### What to produce
Starting with the first line of the listing, quote each line exactly until and including the one with "plt.rcParams['font.family'] = ['Liberation", leaving pictures out.

### Information shown
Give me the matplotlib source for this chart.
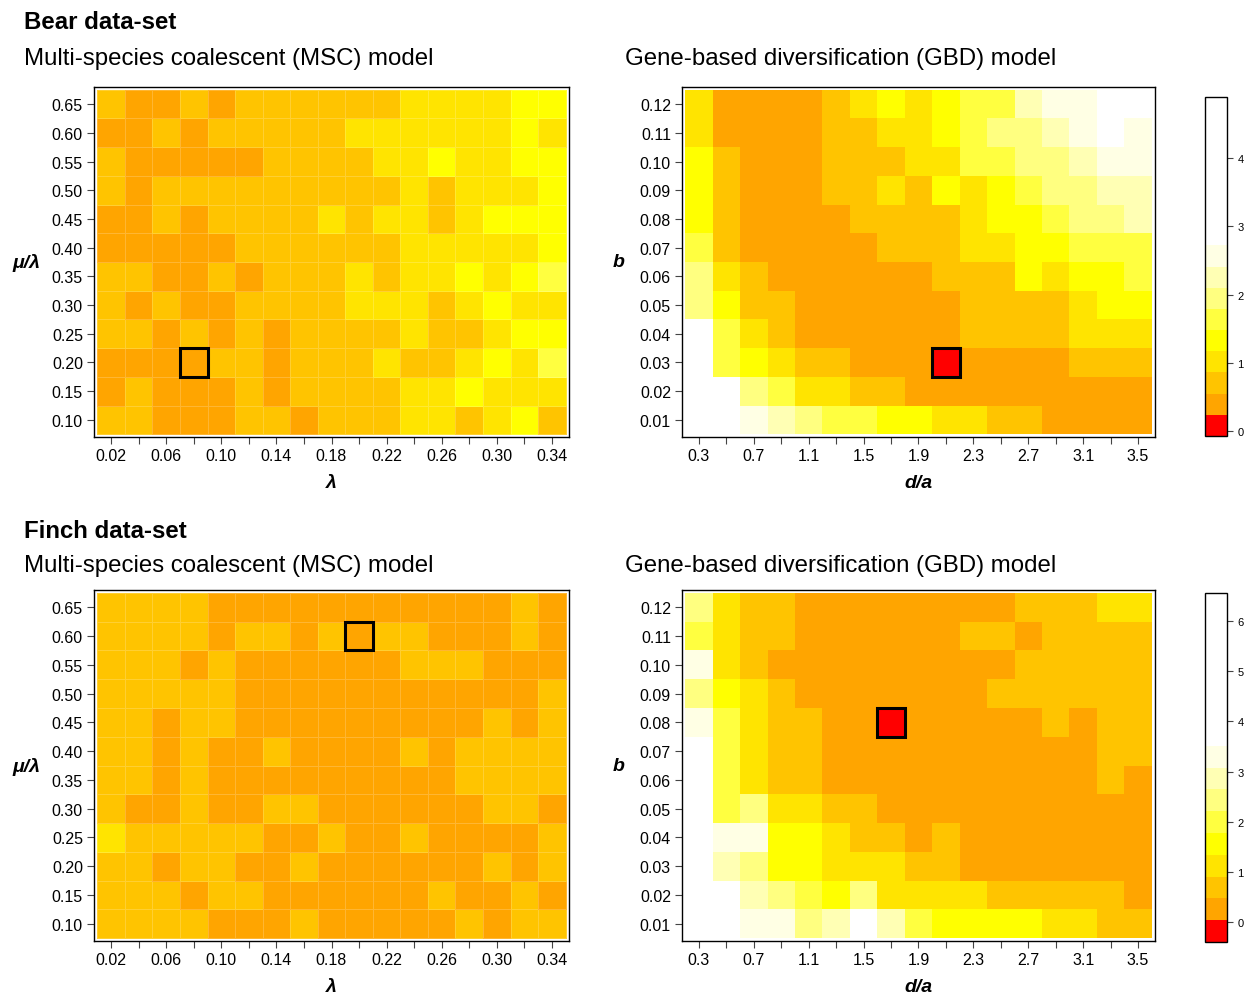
import numpy as np
import matplotlib
matplotlib.use('Agg')
import matplotlib.pyplot as plt
from matplotlib.colors import ListedColormap, BoundaryNorm
from matplotlib.patches import Rectangle

plt.rcParams['font.family'] = ['Liberation Sans', 'DejaVu Sans']

# grid values
lam = [0.02, 0.04, 0.06, 0.08, 0.10, 0.12, 0.14, 0.16, 0.18, 0.20,
       0.22, 0.24, 0.26, 0.28, 0.30, 0.32, 0.34]
mu_lam = [0.65, 0.60, 0.55, 0.50, 0.45, 0.40, 0.35, 0.30, 0.25, 0.20, 0.15, 0.10]
d_a = [0.3, 0.5, 0.7, 0.9, 1.1, 1.3, 1.5, 1.7, 1.9, 2.1,
       2.3, 2.5, 2.7, 2.9, 3.1, 3.3, 3.5]
b_vals = [0.12, 0.11, 0.10, 0.09, 0.08, 0.07, 0.06, 0.05, 0.04, 0.03, 0.02, 0.01]

lam_labels = ['0.02', '0.06', '0.10', '0.14', '0.18', '0.22', '0.26', '0.30', '0.34']
da_labels = ['0.3', '0.7', '1.1', '1.5', '1.9', '2.3', '2.7', '3.1', '3.5']

# colour band read for each cell (0 = red ... 9 = white), rows top to bottom
bear_msc = [
    [2, 1, 1, 2, 1, 2, 2, 2, 2, 2, 2, 3, 3, 3, 3, 4, 4],
    [1, 1, 2, 1, 2, 2, 2, 2, 2, 3, 3, 3, 3, 3, 3, 4, 3],
    [2, 1, 1, 1, 1, 1, 2, 2, 2, 2, 3, 3, 4, 3, 3, 4, 4],
    [2, 1, 2, 2, 2, 2, 2, 2, 2, 2, 2, 3, 2, 3, 3, 3, 4],
    [1, 1, 2, 1, 2, 2, 2, 2, 3, 2, 3, 3, 2, 3, 4, 4, 4],
    [1, 1, 1, 1, 1, 2, 2, 2, 2, 2, 2, 3, 3, 3, 3, 3, 4],
    [2, 2, 1, 1, 2, 1, 2, 2, 2, 3, 2, 3, 3, 4, 3, 4, 5],
    [2, 1, 2, 1, 1, 2, 2, 2, 2, 3, 3, 3, 2, 3, 4, 3, 3],
    [2, 2, 1, 2, 1, 2, 1, 2, 2, 2, 2, 3, 2, 2, 3, 4, 4],
    [1, 1, 1, 1, 2, 2, 1, 2, 2, 2, 3, 2, 2, 3, 4, 3, 5],
    [1, 2, 1, 1, 1, 2, 1, 2, 2, 2, 2, 3, 3, 4, 3, 3, 3],
    [2, 2, 1, 1, 1, 2, 2, 1, 2, 2, 2, 3, 3, 2, 3, 4, 2],
]
bear_gbd = [
    [3, 1, 1, 1, 1, 2, 3, 4, 3, 4, 5, 5, 7, 8, 8, 9, 9],
    [3, 1, 1, 1, 1, 2, 2, 3, 3, 4, 5, 6, 6, 7, 8, 9, 8],
    [4, 2, 1, 1, 1, 2, 2, 2, 3, 3, 5, 5, 6, 6, 7, 8, 8],
    [4, 2, 1, 1, 1, 2, 2, 3, 2, 4, 3, 4, 5, 6, 6, 7, 7],
    [4, 2, 1, 1, 1, 1, 2, 2, 2, 2, 3, 4, 4, 5, 6, 6, 7],
    [5, 2, 1, 1, 1, 1, 1, 2, 2, 2, 3, 3, 4, 4, 5, 5, 5],
    [6, 3, 2, 1, 1, 1, 1, 1, 1, 2, 2, 2, 4, 3, 4, 4, 5],
    [6, 4, 2, 2, 1, 1, 1, 1, 1, 1, 2, 2, 2, 2, 3, 4, 4],
    [9, 5, 3, 2, 1, 1, 1, 1, 1, 1, 2, 2, 2, 2, 3, 3, 3],
    [9, 5, 4, 3, 2, 2, 1, 1, 1, 0, 1, 1, 1, 1, 2, 2, 2],
    [9, 9, 6, 5, 3, 3, 2, 2, 1, 1, 1, 1, 1, 1, 1, 1, 1],
    [9, 9, 8, 7, 6, 5, 5, 4, 4, 3, 3, 2, 2, 1, 1, 1, 1],
]
finch_msc = [
    [2, 2, 2, 2, 1, 1, 1, 1, 1, 1, 1, 1, 1, 1, 1, 2, 1],
    [2, 2, 2, 2, 1, 2, 2, 1, 2, 1, 2, 2, 1, 1, 1, 2, 1],
    [2, 2, 2, 1, 2, 1, 1, 1, 1, 1, 1, 2, 2, 2, 1, 1, 1],
    [2, 2, 2, 2, 2, 1, 1, 1, 1, 1, 1, 1, 1, 1, 1, 1, 2],
    [2, 2, 1, 2, 2, 1, 1, 1, 1, 1, 1, 1, 1, 1, 2, 1, 2],
    [2, 2, 1, 2, 1, 1, 2, 1, 1, 1, 1, 2, 1, 2, 2, 2, 2],
    [2, 2, 1, 2, 1, 1, 1, 1, 1, 1, 1, 1, 1, 2, 2, 2, 2],
    [2, 1, 1, 2, 1, 1, 2, 2, 1, 1, 1, 1, 1, 1, 2, 2, 1],
    [3, 2, 2, 2, 2, 2, 1, 1, 2, 1, 1, 2, 1, 1, 1, 1, 2],
    [2, 2, 1, 2, 2, 1, 1, 2, 1, 1, 1, 1, 1, 1, 2, 1, 2],
    [2, 2, 2, 1, 2, 2, 1, 1, 1, 1, 1, 1, 2, 1, 1, 2, 1],
    [2, 2, 2, 2, 1, 1, 1, 2, 1, 1, 1, 1, 1, 2, 1, 2, 2],
]
finch_gbd = [
    [6, 3, 2, 2, 1, 1, 1, 1, 1, 1, 1, 1, 2, 2, 2, 3, 3],
    [5, 3, 2, 2, 1, 1, 1, 1, 1, 1, 2, 2, 1, 2, 2, 2, 2],
    [8, 3, 2, 1, 1, 1, 1, 1, 1, 1, 1, 1, 2, 2, 2, 2, 2],
    [6, 4, 3, 2, 1, 1, 1, 1, 1, 1, 1, 2, 2, 2, 2, 2, 2],
    [8, 5, 3, 2, 2, 1, 1, 0, 1, 1, 1, 1, 1, 2, 1, 2, 2],
    [9, 5, 3, 2, 2, 1, 1, 1, 1, 1, 1, 1, 1, 1, 1, 2, 2],
    [9, 5, 3, 2, 2, 1, 1, 1, 1, 1, 1, 1, 1, 1, 1, 2, 1],
    [9, 5, 6, 3, 3, 2, 2, 1, 1, 1, 1, 1, 1, 1, 1, 1, 1],
    [9, 8, 8, 4, 4, 3, 2, 2, 1, 2, 1, 1, 1, 1, 1, 1, 1],
    [9, 7, 6, 4, 4, 3, 3, 3, 2, 2, 1, 1, 1, 1, 1, 1, 1],
    [9, 9, 7, 6, 5, 4, 6, 3, 3, 3, 3, 2, 2, 2, 2, 2, 1],
    [9, 9, 8, 8, 6, 7, 9, 7, 5, 4, 4, 4, 4, 3, 3, 2, 2],
]

# best cells (boxed)
bear_msc_best = (0.08, 0.20)
bear_gbd_best = (2.1, 0.03)
finch_msc_best = (0.20, 0.60)
finch_gbd_best = (1.7, 0.08)

# colour scale of each data-set (16 equal bands)
bear_range = (-0.07, 4.89)
finch_range = (-0.40, 6.56)

band_colors = ['#FF0000', '#FFA500', '#FFC400', '#FFE400', '#FFFF00',
               '#FFFF40', '#FFFF80', '#FFFFB4', '#FFFFE4'] + ['#FFFFFF'] * 7
cmap = ListedColormap(band_colors)

W, H = 1248, 995
fig = plt.figure(figsize=(W / 100, H / 100), dpi=100)


def px_axes(x0, y0, x1, y1):
    return fig.add_axes([x0 / W, 1 - y1 / H, (x1 - x0) / W, (y1 - y0) / H])


def edges(c):
    c = np.asarray(c, dtype=float)
    s = abs(c[1] - c[0])
    return np.concatenate([[c.min() - s / 2], np.sort(c) + s / 2])


def heatmap(ax, xs, ys, grid, rng, best, best_red, xlab, ylab, xlabels, grid_lines):
    lo, hi = rng
    w = (hi - lo) / 16
    vals = lo + (np.array(grid, dtype=float)[::-1] + 0.5) * w
    xe, ye = edges(xs), edges(ys)
    norm = BoundaryNorm(np.linspace(lo, hi, 17), cmap.N)
    if grid_lines:
        ax.pcolormesh(xe, ye, vals, cmap=cmap, norm=norm,
                      edgecolors=(1, 1, 1, 0.2), linewidth=0.6)
    else:
        ax.pcolormesh(xe, ye, vals, cmap=cmap, norm=norm)
    sx = xe[1] - xe[0]
    sy = ye[1] - ye[0]
    px = (xe[-1] - xe[0]) * 0.007
    py = (ye[-1] - ye[0]) * 0.008
    ax.set_xlim(xe[0] - px, xe[-1] + px)
    ax.set_ylim(ye[0] - py, ye[-1] + py)
    ax.add_patch(Rectangle((best[0] - sx / 2, best[1] - sy / 2), sx, sy,
                           facecolor='#FF0000' if best_red else 'none',
                           edgecolor='black', linewidth=2.2, zorder=5))
    ax.set_xticks(xs)
    ax.set_xticklabels([xlabels[i // 2] if i % 2 == 0 else '' for i in range(len(xs))])
    ax.set_yticks(ys)
    ax.set_yticklabels(['%.2f' % v for v in ys])
    ax.tick_params(direction='out', length=5, width=0.8, labelsize=11.5,
                   color='#444444', pad=3)
    for s in ax.spines.values():
        s.set_linewidth(1.0)
    ax.text(0.5, -0.13, xlab, transform=ax.transAxes, ha='center', va='center',
            fontsize=14, fontweight='bold', fontstyle='italic')
    ax.text(ylab[1], 0.5, ylab[0], transform=ax.transAxes, ha='center', va='center',
            fontsize=14, fontweight='bold', fontstyle='italic')


def colorbar(x0, y0, x1, y1, rng, ticks):
    cax = px_axes(x0, y0, x1, y1)
    lo, hi = rng
    bounds = np.linspace(lo, hi, 17)
    sm = plt.cm.ScalarMappable(norm=BoundaryNorm(bounds, cmap.N), cmap=cmap)
    cb = fig.colorbar(sm, cax=cax, boundaries=bounds, ticks=ticks)
    cb.minorticks_off()
    cb.ax.tick_params(labelsize=8, length=4, width=0.8, color='#444444')
    cb.outline.set_linewidth(1.0)
    cb.set_ticklabels([str(t) for t in ticks])


# Bear
ax = px_axes(94, 88, 569, 438)
heatmap(ax, lam, mu_lam, bear_msc, bear_range, bear_msc_best, False,
        'λ', ('μ/λ', -0.143), lam_labels, True)
ax = px_axes(682, 88, 1155, 438)
heatmap(ax, d_a, b_vals, bear_gbd, bear_range, bear_gbd_best, True,
        'd/a', ('b', -0.133), da_labels, False)
colorbar(1205, 98, 1227, 437, bear_range, [0, 1, 2, 3, 4])

# Finch
ax = px_axes(94, 591, 569, 942)
heatmap(ax, lam, mu_lam, finch_msc, finch_range, finch_msc_best, False,
        'λ', ('μ/λ', -0.143), lam_labels, True)
ax = px_axes(682, 591, 1155, 942)
heatmap(ax, d_a, b_vals, finch_gbd, finch_range, finch_gbd_best, True,
        'd/a', ('b', -0.133), da_labels, False)
colorbar(1205, 594, 1227, 943, finch_range, [0, 1, 2, 3, 4, 5, 6])

fs = 17.3
fig.text(24 / W, 1 - 23 / H, 'Bear data-set', fontsize=fs, fontweight='bold', va='center')
fig.text(24 / W, 1 - 59 / H, 'Multi-species coalescent (MSC) model', fontsize=fs, va='center')
fig.text(625 / W, 1 - 59 / H, 'Gene-based diversification (GBD) model', fontsize=fs, va='center')
fig.text(24 / W, 1 - 531 / H, 'Finch data-set', fontsize=fs, fontweight='bold', va='center')
fig.text(24 / W, 1 - 566 / H, 'Multi-species coalescent (MSC) model', fontsize=fs, va='center')
fig.text(625 / W, 1 - 566 / H, 'Gene-based diversification (GBD) model', fontsize=fs, va='center')

fig.savefig('out.png', dpi=100)
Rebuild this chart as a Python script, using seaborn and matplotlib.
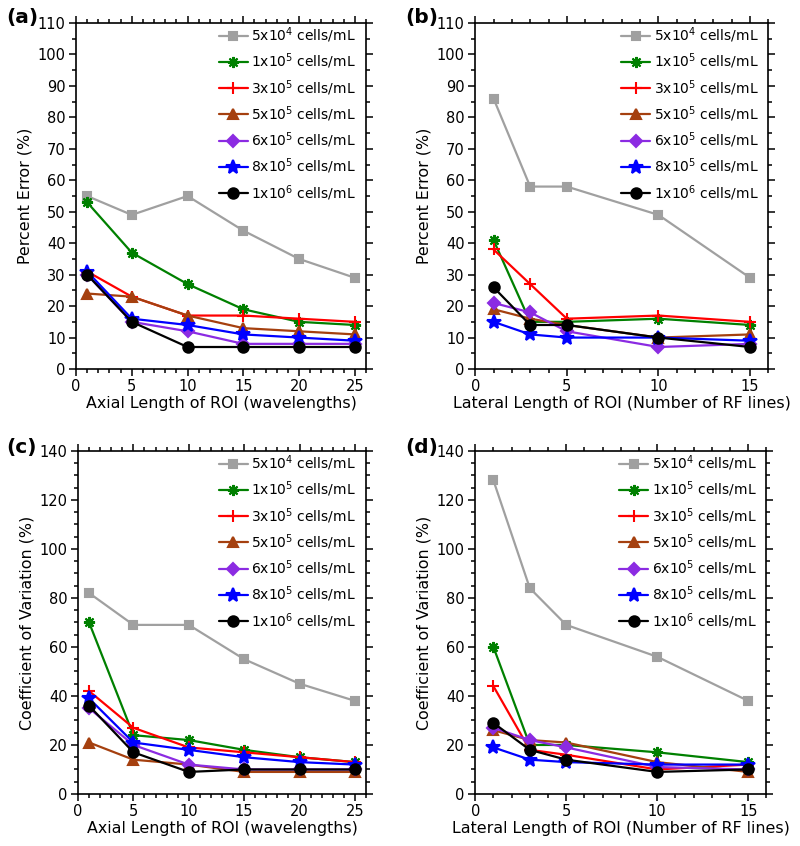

### The output
Give me the matplotlib source for this chart.
import numpy as np
import matplotlib
matplotlib.use('Agg')
import matplotlib.pyplot as plt
from matplotlib.colors import ListedColormap, BoundaryNorm
from matplotlib.patches import Rectangle

plt.rcParams['font.family'] = ['Liberation Sans', 'DejaVu Sans']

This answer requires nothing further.